During Tabor’s last visit to the park in 2014, research tracked currents within the bays using a natural florescent dye released in the water, and marked the currents using swimming students with GPS monitors. This year, the students will have some advanced technology to make things more efficient: flow meters. A tilt/drag device has been created by James Cook University in Queensland, Australia (a new partner in this work) to measure the direction and speed of the currents helping to determine if the movement of water within the bays actually excludes the entry of “fresh” water from the adjacent channel. With dredging plans to make room for new marinas, this data is critically important to be sure development will not make the situation worse. The local government, the National Park Service, and the developers are counting on the data collected to make an informed and objective decision about next steps, recognizing that healthy coral populations are critical barriers to erosion of their island home, and valuable attractions for tourists as well. Tabor student researchers will deploy these devices and be sure they are properly transmitting their data, and then track the readouts onboard.

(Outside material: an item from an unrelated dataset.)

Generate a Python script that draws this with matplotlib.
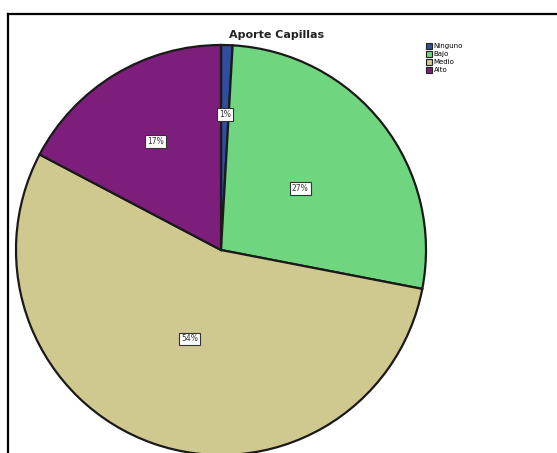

The aim of this project for Tabor Academy is to provide students with strong examples of the power of collaboration, asking the right questions, being rigorous about methods, and seeking efficiencies through technology, and mostly, that their actions matter. On their return, Dr. Crosby hopes to involve his students to help write a research paper for submission to a peer-reviewed journal. Beyond being involved in a real life research project, being published coming out of high school isn’t such a bad outcome for a student at the school by the sea.